BROTHERS ARI AND YOSEF FEILER, 5 and 6, are a playful pair who don't usually simmer down until they're dressed in their Spiderman or dinosaur-printed pajamas and able to read a bedtime story.
For the most part, those nightly stories are from books that have special meaning both to the boys and their parents. The boys delight in the books because they're mailed directly to them; their parents do because the books help connect the kids to their Jewish faith.
"I'm not allowed to open their mail," said the boys' mother, Annmarie Feiler.
She wasn't joking.
More than three years ago, she signed up her two boys to receive books from PJ Library, a nonprofit program that mails books and music to Jewish families. Through the program, a colorfully illustrated book telling a story about Jewish traditions and culture is mailed each month to children between the ages of 6 months and 8 years old.
"It means it's like I get some candy," said Ari, his mother adding that the books are a treat for her kids.
Each month two envelopes --one addressed to Ari and one addressed to Yosef -- arrive at the Feilers' home.
This month, books relating specifically to Passover have been sent to nearly 100,000 children in the United States and in Canada. PJ Library's sister program in Israel, Sifriyat Pijama, adds another 120,000 preschool-aged children to the mailing list.
PJ Library runs on grants and donations so families are not charged for the books and materials. The Feiler home is one of 1,400 in the Las Vegas Valley taking part in the international program.
"Where are you going to get books like this but PJ Library?" Annmarie asked. "They say things like 'Oy vey!'"
Books have been provided to local families for four years now because of a partnership among the Jewish Federation of Las Vegas, the Harold Grinspoon Foundation and the Greenspun Family Foundation, founded by the Greenspun family, which own Greenspun Media Group, parent company of the Las Vegas Sun.
PJ Library was created by the Harold Grinspoon Foundation, which supports organizations and programs focused on Jewish learning to children, adults and families. The program was inspired by Dolly Parton's Imagination Library that puts books in the hands of underprivileged children living in the United States, Canada and the United Kingdom.

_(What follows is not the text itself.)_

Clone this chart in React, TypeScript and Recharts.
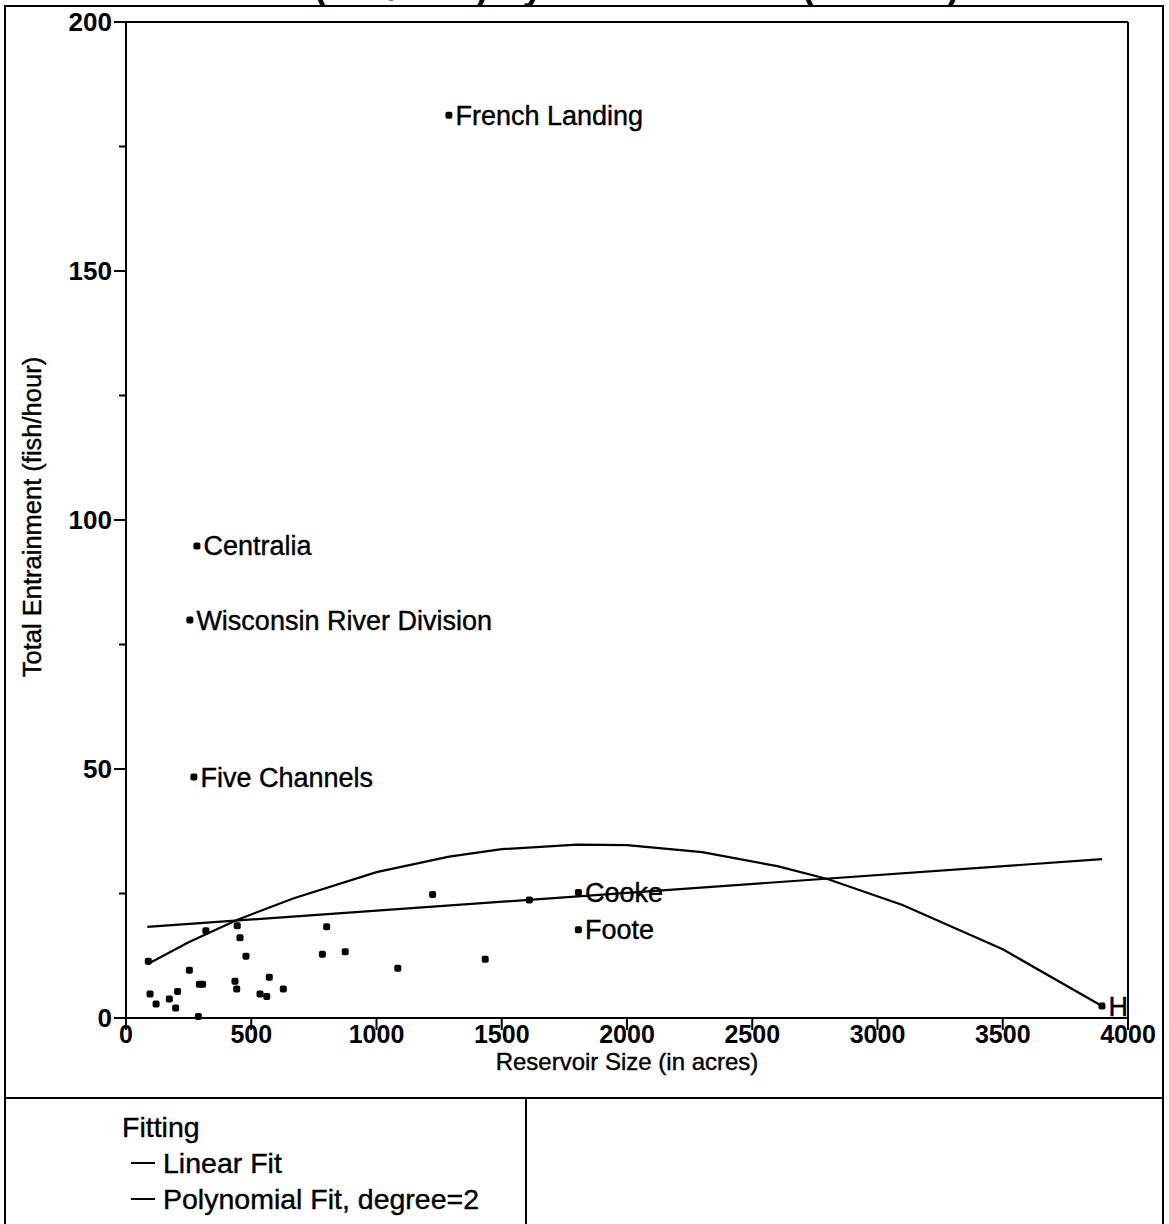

"We're trying to create community, not just provide the resources," said Elliot Karp, president and CEO of the Jewish Federation of Las Vegas.

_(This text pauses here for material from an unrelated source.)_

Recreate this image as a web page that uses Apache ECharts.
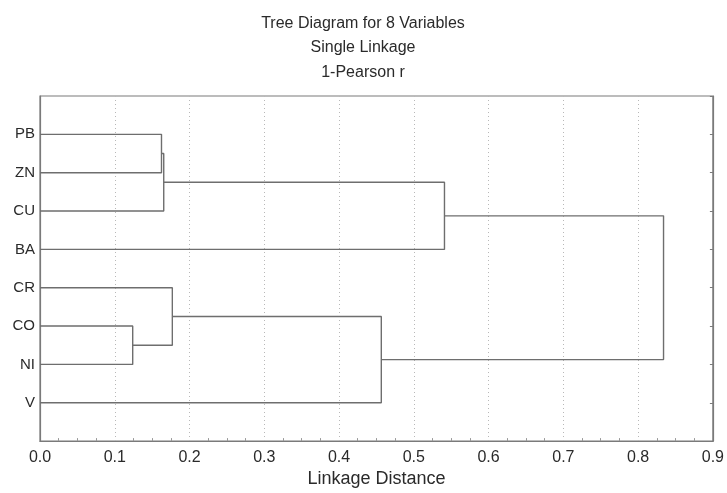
<!DOCTYPE html>
<html><head><meta charset="utf-8">
<script src="https://cdn.jsdelivr.net/npm/echarts@6/dist/echarts.min.js"></script>
<style>html,body{margin:0;padding:0;background:#fff}#c{width:727px;height:493px}</style>
</head><body><div id="c"></div>
<script>
// Leaves from top to bottom
const leaves = ['PB', 'ZN', 'CU', 'BA', 'CR', 'CO', 'NI', 'V'];
// Linkage steps: [clusterA, clusterB, distance]; indices >= leaves.length refer to earlier merges
const mergeA = [5, 0, 9, 4, 11, 10, 13];
const mergeB = [6, 1, 2, 8, 7, 3, 12];
const mergeDist = [0.124, 0.1625, 0.1655, 0.177, 0.4565, 0.541, 0.834];
const xTicks = ['0.0','0.1','0.2','0.3','0.4','0.5','0.6','0.7','0.8','0.9'];

const nodeX = leaves.map(() => 0);
const nodeY = leaves.map((_, i) => i + 1);
const series = [];
for (let k = 0; k < mergeDist.length; k++) {
  const a = mergeA[k], b = mergeB[k], d = mergeDist[k];
  series.push({
    type: 'line', silent: true, symbol: 'none', animation: false,
    lineStyle: { color: '#6e6e6e', width: 1.4 },
    data: [[nodeX[a], nodeY[a]], [d, nodeY[a]], [d, nodeY[b]], [nodeX[b], nodeY[b]]]
  });
  nodeX.push(d);
  nodeY.push((nodeY[a] + nodeY[b]) / 2);
}

const font = 'Liberation Sans, Arial, sans-serif';
const chart = echarts.init(document.getElementById('c'), null, { renderer: 'canvas' });
chart.setOption({
  animation: false,
  title: {
    text: 'Tree Diagram for 8 Variables\nSingle Linkage\n1-Pearson r',
    left: 358, top: 6, textAlign: 'center',
    textStyle: { fontFamily: font, fontSize: 16, fontWeight: 'normal', color: '#2a2a2a', lineHeight: 24.5 }
  },
  grid: { left: 40, top: 96, width: 675, height: 352, show: true, borderColor: '#7a7a7a', borderWidth: 1.2 },
  xAxis: {
    type: 'value', min: 0, max: 0.9, interval: 0.1, position: 'bottom',
    name: 'Linkage Distance', nameLocation: 'middle', nameGap: 26,
    nameTextStyle: { fontFamily: font, fontSize: 18, color: '#2a2a2a' },
    axisLine: { show: true, onZero: false, lineStyle: { color: '#7a7a7a', width: 1.2 } },
    axisTick: { show: false, inside: true },
    minorTick: { show: true, splitNumber: 4, length: 3, lineStyle: { color: '#999' } },
    axisLabel: { fontFamily: font, fontSize: 16, color: '#2a2a2a', margin: 8,
      formatter: (v) => xTicks[Math.round(v * 10)] },
    splitLine: { show: true, lineStyle: { color: '#b8b8b8', type: [1, 3], width: 1 } }
  },
  yAxis: [{
    type: 'value', min: 0, max: 9, interval: 1, inverse: true,
    axisLine: { show: true, onZero: false, lineStyle: { color: '#7a7a7a', width: 1.2 } },
    axisTick: { show: false },
    axisLabel: { fontFamily: font, fontSize: 15, color: '#2a2a2a', margin: 5,
      formatter: (v) => leaves[v - 1] || '' },
    splitLine: { show: false }
  }, {
    type: 'value', min: 0, max: 9, interval: 1, inverse: true, position: 'right',
    axisLine: { show: true, onZero: false, lineStyle: { color: '#7a7a7a', width: 1.2 } },
    axisTick: { show: true, inside: true, length: 3, lineStyle: { color: '#7a7a7a' } },
    axisLabel: { show: false },
    splitLine: { show: false }
  }],
  series: series
});
</script></body></html>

"It's the children teaching their parents, and the parents teaching their children," he said.
Reading the books together enables children and their parents to explore their faith and heritage. Annmarie and her husband, Andrew, used to read the stories to their sons when they were younger. Now the boys like to read on their own or occasionally have their big sister Mackenzie Kahl, 15, read to them.
Books tell stories that include Jewish traditions and holidays.
"That's not something kids would come across in any mainstream store," Annmarie said.
The Feiler book collection includes dozens of PJ Library books, such as The Little Red Hen and the Passover Matzah, Chicken Man and a series of stories following Sammy Spider, a fictional character who goes on adventures around different Jewish holidays, such as Passover, which this year begins on April 6 and ends the evening of April 14. Passover celebrates the Jewish people's liberation from enslavement in Egypt.
When Annmarie asked her sons what their favorite part of Passover was, Yosef said he enjoyed the food.
Ari with a big grin answered, "Hanukkah."
Along with Passover, another upcoming event on the family's calendar is on April 29. That day the Jewish Community Center of Southern Nevada will celebrate Israel Independence Day from 1 p.m. to 5 p.m. with live entertainment, a concert and scavenger hunt at the Sands Expo & Convention Center. The event is free and open to the public.
"People are looking for ways to connect to their community," Karp said.
Hands-on events are hosted through partnerships formed among Jewish community programs and organizations, Karp said. Recently the Jewish community played host to a reading hour with PJ Library after a group of children where taught how to make their own matzah.
When Yosef and Ari were younger, they would dress in their pajamas and attend reading hours at the community center.
PJ Library aims to make the program available globally. In May, the organization will mail out its three-millionth book.